Asked which firms hired N&M, Mason could only say, “There’s a lot.”
Mason also testified that for screenings administered by his for-profit company, it was not unusual for 90% of individuals screened to be diagnosed with silicosis, regardless of their work history.
“It’s a screening process,” observed Dr. Laura Welch, Medical Director of the non-profit Center to Protect Workers Rights. “But I wouldn’t put the word medical in there.”
Dr. George Martindale of Mobile, Alabama, testified that he did sign some 3,736 forms saying that “the diagnosis of silicosis is established within a reasonable degree of medical certainty,” but that he didn’t think he was diagnosing the disease, just affirming a prior diagnosis. He conceded that in retrospect he would have changed that language authored by the Campbell Cherry law firm.
Lawmakers condemned the abuses outlined in the Jack opinion.
“This is particularly troubling because it undermines our judicial system,” Whitfield said. “But it also clearly shows the lack of attention or concern about the actual health or treatment of patients. Dollars were the priority. Patients’ health and wellbeing were afterthoughts.”
“That’s not medicine, that’s greed,” said U.S. Rep. Charlie Bass, R-N.H.
“This might be a story of medical heroes who identify and then treat and care for people with a deadly disease,” said U.S. Rep. Joe Barton, R-Texas, chairman of the full Energy and Commerce Committee. “More likely, this is a story of medical mercenaries who allege cases of disease for the purpose of legal action and great financial gain. Particularly troubling is the prospect that thousands of people were handed bogus diagnoses of this horrible disease and, in many instances, by medically unqualified lawyers, paralegals or screening company employees.”

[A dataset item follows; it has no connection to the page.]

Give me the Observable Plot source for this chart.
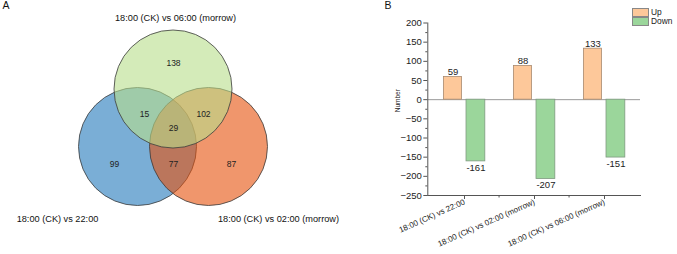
<!DOCTYPE html>
<html>
<head>
<meta charset="utf-8">
<script src="https://cdn.jsdelivr.net/npm/d3@7"></script>
<script src="https://cdn.jsdelivr.net/npm/@observablehq/plot@0.6"></script>
<style>
  html, body { margin: 0; padding: 0; background: #fff; }
  #wrap { position: relative; width: 677px; height: 254px; overflow: hidden; font-family: "Liberation Sans", Arial, sans-serif; }
  #venn { position: absolute; left: 0; top: 0; }
  #bars { position: absolute; left: 380px; top: 0; }
  #legend { position: absolute; left: 632px; top: 7.5px; font-size: 8.4px; line-height: 9.6px; color: #222; }
  #legend .row { display: flex; align-items: center; height: 9.6px; }
  #legend .sw { width: 15px; height: 7px; border: 0.8px solid #888; margin-right: 2px; box-sizing: content-box; }
</style>
</head>
<body>
<div id="wrap">
  <div id="venn"></div>
  <div id="bars"></div>
  <div id="legend"></div>
</div>
<script>
// ---- Panel A: overlap of differentially expressed genes ----
const setNames = ["18:00 (CK) vs 22:00", "18:00 (CK) vs 02:00 (morrow)", "18:00 (CK) vs 06:00 (morrow)"];
const setColors = ["#2178bb", "#e6500a", "#b7de8a"];
// region counts: only 22:00, only 02:00, only 06:00, 22∩06, 02∩06, 22∩02, all three
const regionKeys = ["a", "b", "c", "ac", "bc", "ab", "abc"];
const regionCounts = [99, 87, 138, 15, 102, 77, 29];

// ---- Panel B: up / down regulated genes per comparison ----
const comparisons = ["18:00 (CK) vs 22:00", "18:00 (CK) vs 02:00 (morrow)", "18:00 (CK) vs 06:00 (morrow)"];
const upCounts = [59, 88, 133];
const downCounts = [-161, -207, -151];
const seriesNames = ["Up", "Down"];
const seriesColors = ["#fdc89a", "#9bd69b"];
const seriesStrokes = ["#a88a70", "#7f9a80"];
const yTicks = [-250, -200, -150, -100, -50, 0, 50, 100, 150, 200];

const font = "'Liberation Sans', Arial, sans-serif";

// Venn layout, in panel pixel units
const circleLayout = {a: [137, 146], b: [208, 146], c: [172.5, 88.5]};
const circleR = 59;
const regionLayout = {a: [114, 164], b: [231, 164], c: [173, 63], ac: [144, 114], bc: [203, 114], ab: [173, 164], abc: [173, 128]};
const setLabelLayout = [[57, 219], [278, 219], [175, 18]];

const circles = setNames.map((name, i) => ({
  name, color: setColors[i],
  x: circleLayout["abc"[i]][0], y: circleLayout["abc"[i]][1]
}));
const regions = regionKeys.map((k, i) => ({k, n: regionCounts[i], x: regionLayout[k][0], y: regionLayout[k][1]}));
const setLabels = setNames.map((name, i) => ({name, x: setLabelLayout[i][0], y: setLabelLayout[i][1]}));

const venn = Plot.plot({
  width: 380, height: 254,
  margin: 0,
  x: {domain: [0, 380], range: [0, 380], axis: null},
  y: {domain: [0, 254], range: [0, 254], axis: null},
  style: {fontFamily: font, background: "transparent"},
  marks: [
    Plot.dot(circles, {x: "x", y: "y", r: circleR, fill: d => d.color, fillOpacity: 0.6, stroke: "#3a3a3a", strokeWidth: 0.8}),
    Plot.text(regions, {x: "x", y: "y", text: d => String(d.n), fontSize: 8.5, fill: "#222"}),
    Plot.text(setLabels, {x: "x", y: "y", text: "name", fontSize: 9.2, fill: "#111"}),
    Plot.text(["A"], {frameAnchor: "top-left", dx: 2, dy: 1, fontSize: 10.5, fill: "#111", lineAnchor: "top"})
  ]
});
document.getElementById("venn").appendChild(venn);

// grouped bars
const rows = comparisons.flatMap((c, i) => [
  {cat: c, series: "Up", value: upCounts[i]},
  {cat: c, series: "Down", value: downCounts[i]}
]);
const W = 297, ML = 47.3, MR = 37;
const bw = (W - ML - MR) / comparisons.length;
const upIn = {insetLeft: bw * 0.203, insetRight: bw * 0.529};
const downIn = {insetLeft: bw * 0.522, insetRight: bw * 0.2};
const upDx = bw * ((0.203 + (1 - 0.529)) / 2 - 0.5);
const downDx = bw * ((0.522 + (1 - 0.2)) / 2 - 0.5);
const minorY = d3.range(-225, 200, 50);

const bars = Plot.plot({
  width: W, height: 254,
  marginLeft: ML, marginRight: MR, marginTop: 22.5, marginBottom: 59,
  x: {type: "band", domain: comparisons, padding: 0, axis: null},
  y: {domain: [-250, 200], axis: null},
  color: {domain: seriesNames, range: seriesColors},
  style: {fontFamily: font, background: "transparent", color: "#222"},
  marks: [
    Plot.ruleY([0], {stroke: "#999", strokeWidth: 1}),
    Plot.barY(rows.filter(d => d.series === "Up"), {x: "cat", y: "value", fill: "series", stroke: seriesStrokes[0], strokeWidth: 0.8, ...upIn}),
    Plot.barY(rows.filter(d => d.series === "Down"), {x: "cat", y: "value", fill: "series", stroke: seriesStrokes[1], strokeWidth: 0.8, ...downIn}),
    Plot.text(rows.filter(d => d.series === "Up"), {x: "cat", y: "value", text: d => String(d.value), dx: upDx, dy: -2, lineAnchor: "bottom", fontSize: 9.5, fill: "#222"}),
    Plot.text(rows.filter(d => d.series === "Down"), {x: "cat", y: "value", text: d => String(d.value), dx: downDx, dy: 2.5, lineAnchor: "top", fontSize: 9.5, fill: "#222"}),
    Plot.frame({anchor: "left", stroke: "#555"}),
    Plot.frame({anchor: "bottom", stroke: "#555"}),
    Plot.axisY(yTicks, {tickSize: 4, tickPadding: 2, fontSize: 9.5, label: null, stroke: "#555"}),
    Plot.axisY(minorY, {tickSize: 2, tickFormat: () => "", label: null, stroke: "#555"}),
    Plot.axisX({tickSize: 4, tickPadding: 2, tickRotate: -24, fontSize: 8, label: null, stroke: "#555"}),
    Plot.axisX(comparisons.slice(1), {tickSize: 2.5, tickFormat: () => "", label: null, dx: -bw / 2, stroke: "#555"}),
    Plot.text(["Number"], {frameAnchor: "left", rotate: -90, dx: -30, dy: 3, fontSize: 6.5, fill: "#222"}),
    Plot.text(["B"], {frameAnchor: "top-left", dx: -ML + 4, dy: -22.5 + 1, fontSize: 10.5, fill: "#111", lineAnchor: "top"})
  ]
});
document.getElementById("bars").appendChild(bars);

// legend
const legend = document.getElementById("legend");
seriesNames.forEach((s, i) => {
  const row = document.createElement("div");
  row.className = "row";
  const sw = document.createElement("span");
  sw.className = "sw";
  sw.style.background = seriesColors[i];
  const lab = document.createElement("span");
  lab.textContent = s;
  row.appendChild(sw);
  row.appendChild(lab);
  legend.appendChild(row);
});
</script>
</body>
</html>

“The system has taken on a life of its own,” observed Tulane University Law Professor Edward Sherman. He suggested that, without stronger standards, similar shaky claims could plague other industries.
The National Legal and Policy Center applauded the House investigations into the mass tort screening process for silicosis cases and the resulting illustration of widespread fraudulence within tort law.
“This hearing once again illustrated the shamelessness of trial lawyers in manufacturing lawsuits with no basis in fact that are designed solely to line their pockets,” said Ken Boehm, chairman of the NLPC. “There were no new revelations from the witnesses; the fact that trial lawyers would file thousands of unsupportable lawsuits in order to extort money from businesses should not be a surprise to anyone.”
NLPC used the eharings to restate its support for the U.S. Senate’s Fairness in Asbestos Injury Resolution (FAIR) Act, which the group says will stop the fraudulent asbestos lawsuits.
“Enacting the FAIR Act would be a step in the right direction. These lawyers need to realize that in their quest for huge legal fees they are harming businesses, victims, and the entire legal system. It doesn’t seem they will get this message without a little help from the U.S. Congress and good judges like Judge Jack,” Boehm concluded.
The National Legal and Policy Center promotes ethics in public life through research, education and legal action.